Where there were once a few large manufacturers of lighting, now there are dozens, especially on the consumer side, seeking to use LEDs and connectivity via Wi-Fi or other radios to compete with the aforementioned big names. So what makes Ketra different? First, you have to understand what’s going on inside your light bulbs.
Instead of a wire filament inside your old incandescent light bulbs, throwing off a lot of extra heat and requiring a lot of energy, the U.S. is transitioning to more energy-efficient LED lights. Most people are aware of this transition, but what they may not be aware of is that with Light Emitting Diodes they not only are getting a light bulb that can last decades and cost less to operate, but they also are getting a tiny semiconductor. The light bulb has gone digital, just like the rest of the world.
So far this transition has opened up the lighting market to a huge number of new companies trying for innovations in light bulbs.
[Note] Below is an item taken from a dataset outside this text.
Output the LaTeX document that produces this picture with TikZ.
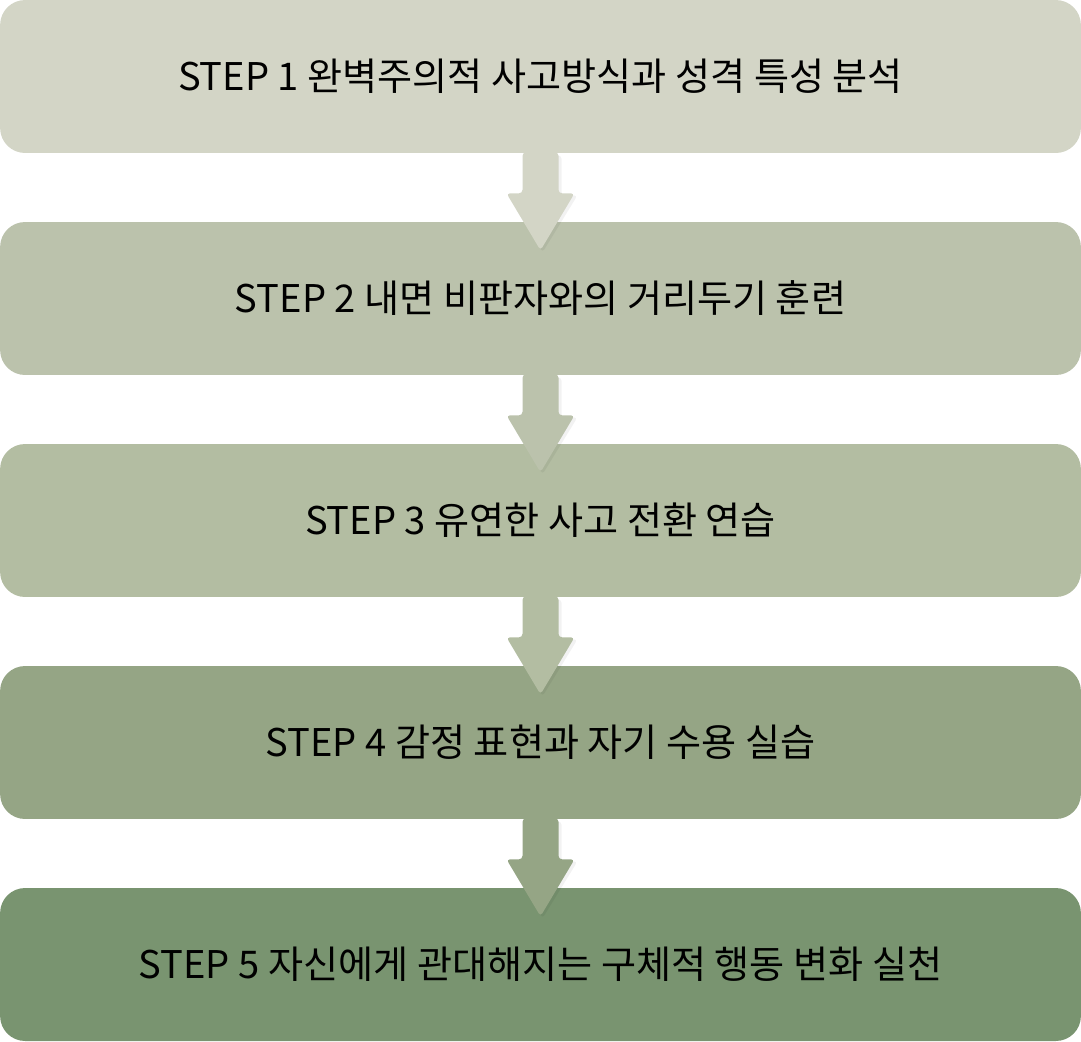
\documentclass[tikz,border=0pt]{standalone}
\usepackage{fontspec}
\setmainfont{Noto Sans CJK KR}
\usepackage{tikz}
\usetikzlibrary{
  arrows.meta,
  positioning,
  calc
}
\usepackage{xcolor}
\definecolor{stepone}{HTML}{D3D5C6}
\definecolor{steptwo}{HTML}{BBC2AC}
\definecolor{stepthree}{HTML}{B3BDA2}
\definecolor{stepfour}{HTML}{95A585}
\definecolor{stepfive}{HTML}{799470}

\begin{document}
\begin{tikzpicture}[
  x=0.02cm, y=0.02cm,
  every node/.style={font=\fontsize{21.7}{26}\selectfont},
  stepbox/.style={rounded corners=0.5cm, minimum width=21.62cm,
                  minimum height=3.06cm, inner sep=0pt, align=center},
  flowarrow/.style={rounded corners=2pt}
]

\useasboundingbox (0,0) rectangle (1081,-1041);

\node[stepbox, fill=stepone]   (s1) at (540.5, -76.5)
  {STEP 1 완벽주의적 사고방식과 성격 특성 분석};
\node[stepbox, fill=steptwo]   (s2) at (540.5, -298.5)
  {STEP 2 내면 비판자와의 거리두기 훈련};
\node[stepbox, fill=stepthree] (s3) at (540.5, -520.5)
  {STEP 3 유연한 사고 전환 연습};
\node[stepbox, fill=stepfour]  (s4) at (540.5, -742.5)
  {STEP 4 감정 표현과 자기 수용 실습};
\node[stepbox, fill=stepfive]  (s5) at (540.5, -964.5)
  {STEP 5 자신에게 관대해지는 구체적 행동 변화 실천};

% Arrows
\foreach \a/\c in {s1/stepone, s2/steptwo, s3/stepthree, s4/stepfour}{
  \fill[black, opacity=0.05, flowarrow]
    ($(\a.south)+(-16,-2)$) -- ($(\a.south)+(-16,-42)$) -- ($(\a.south)+(-32,-42)$)
    -- ($(\a.south)+(2,-99)$) -- ($(\a.south)+(37,-42)$) -- ($(\a.south)+(21,-42)$)
    -- ($(\a.south)+(21,-2)$) -- cycle;
  \fill[\c, flowarrow]
    ($(\a.south)+(-18,1)$) -- ($(\a.south)+(-18,-40)$) -- ($(\a.south)+(-34,-40)$)
    -- ($(\a.south)+(0,-97)$) -- ($(\a.south)+(34,-40)$) -- ($(\a.south)+(18,-40)$)
    -- ($(\a.south)+(18,1)$) -- cycle;
}

\end{tikzpicture}
\end{document}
Soraa began in 2008 serving the commercial market, founded by one of the inventors of blue LEDs, Shuji Nakamura, who recently won the Nobel prize in physics. In 2013, Cree, a maker of LEDs, launched a consumer light bulb after 26 years of making the components. If you stop by any crowdfunding site, there are dozens of startups from LIFX to Illumi launching new products for the consumer market.
So what is different about Ketra’s product? It relies on the fact that you can use an LED to not only emit light, but also receive it. So while most of the diodes on the LED are emitting light, a few are receiving the light and doing so as a way of delivering quality control on the color. Thus Ketra’s lights always stay the same color that they are supposed to, because they can check themselves. They can also calibrate themselves against other lights in the room.
Just as Apple designs as many parts of its phones that it can, Ketra has designed not just the LED, but the entire light, from the LED to the radio chip and then onto the lamp and the fixture that holds everything in place. This makes sense when you consider CEO Sooch’s semiconductor background—Silicon Labs was a pioneer in offering a type of chip that translated between the analog world of sound waves and the digital world of computers. With Ketra, the design encompasses the digital required by the LED, the analog radio needed so the lamp can communicate back to the internet via the Ketra hub device, and even the optics expertise used in the lamp required to focus the light from the LED.
The digitization of the light bulb also means you can program them using software. Thus Ketra, like others on the market, offers lights that change color and can mimic the natural color pattern of the sun. However, these bulbs won’t come cheap. While commercial customers such as the MGM Grand, Tiffany’s in New York, and The Art Institute of Chicago are using Ketra’s lighting and don’t mind paying for the consistent lighting it provides, residential customers will pay about $1,000 per room to install the bulbs and the associated hardware required. And, each bulb costs between $100 and $125, so it’s a good thing they last for decades.